Tencent Just Passed Wells Fargo as the World’s 10th Biggest Company

Tencent, the Chinese tech giant with little business outside its home country but a stranglehold on social media within it, passed Wells Fargo yesterday to become the world’s tenth most valuable public company.

Its stock has climbed 43% in the past year and more than 20% in 2017 alone, including a 1.6% rise yesterday to pass Wells Fargo’s $275 billion market capitalization. (Tencent also made the top ten last summer before shares cratered to end the year.)

Putting Tencent’s ranking in context:

Before Tencent (TCEHY), the top ten most valuable public companies were all American, and all had wide global businesses. Apple, Alphabet, Microsoft and Amazon still top the list; Johnson & Johnson, Exxon Mobil, Berkshire Hathaway, and J.P. Morgan fill it out.

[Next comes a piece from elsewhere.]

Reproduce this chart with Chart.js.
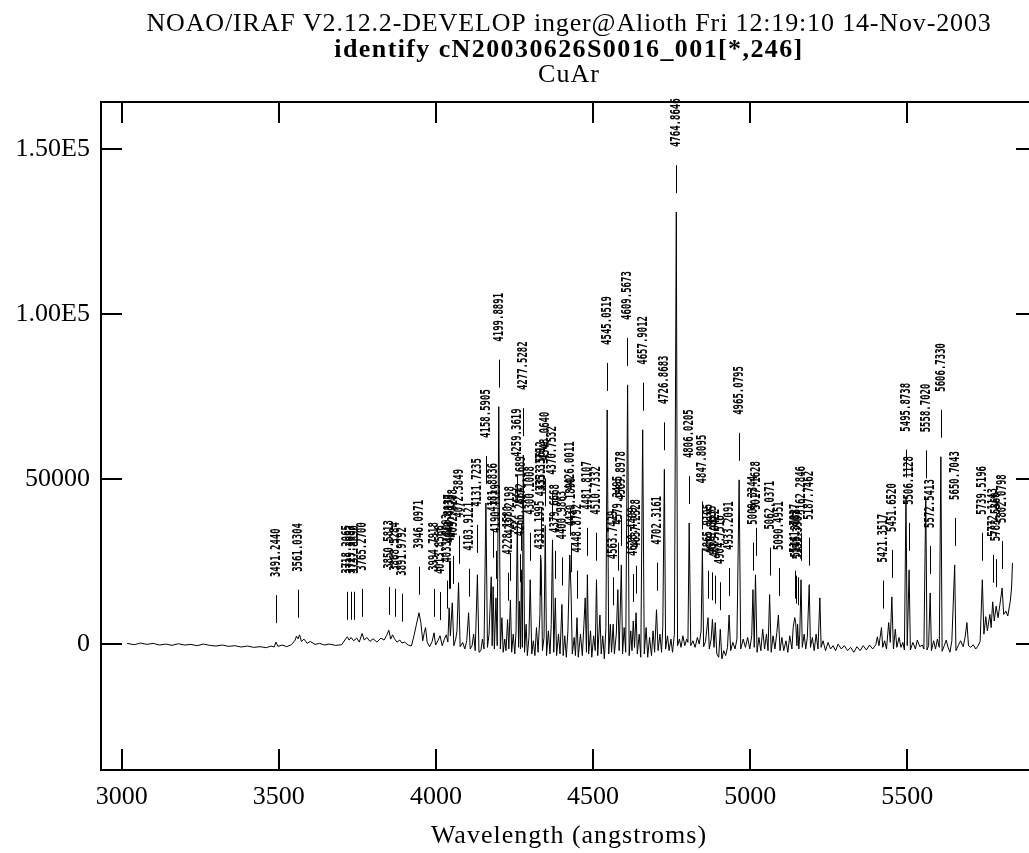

Tencent, by contrast, is almost exclusively Chinese. Only a tiny portion of revenues come from abroad, mostly from online game companies that it recently acquired. And the one business driving Tencent shares upward recently is even more exclusively Chinese: Tencent’s mobile payment system.

Tencent’s social network, WeChat, has brought the company the most attention. It’s the biggest social network in China, now with 889 million monthly average users. Tencent’s online games have also driven sales and profits, and Tencent has closed big overseas acquisitions in Supercell and Riot Games.

But analysts see the potential of a massive mobile payment market in China driving investors’ imaginations wild—and pushing Tencent’s shares to new heights.

Tencent’s payment system passed 600 million monthly average users in December. Those users generated 600 million transactions a day, the company said in its March annual earnings report. “We view mobile payment as the most important highlight in [the fourth quarter of 2016],” J.P. Morgan’s Alex Yao wrote at the time.

By active user count, Tencent passed Alibaba’s Alipay and Paypal (PYPL) to become the biggest online payment platform in the world.

Tencent pulled in more than $1.3 billion in revenue from payments last year, J.P. Morgan estimates. It took in 0.3% of the value of transactions for goods.

But that’s likely just the beginning. Online payments are growing by double digit rates in China as restaurants, convenience stores like 7-11, and others add it at the counter. At many stores in Beijing and Shanghai, it’s easier to pay with WeChat pay than a credit card or cash. J.P. Morgan estimates Tencent and Alibaba (BABA) together could pull in nearly $40 billion in revenue from payments in 2020.

Tencent didn’t end up here by accident. Two years ago it was spending hundreds of millions of dollars on venture capital investments in food delivery, group buying, and house cleaning—not to bet on the next big thing, but to add users for its payment system.

Now the number is 600 million users. It’s no accident investors are excited.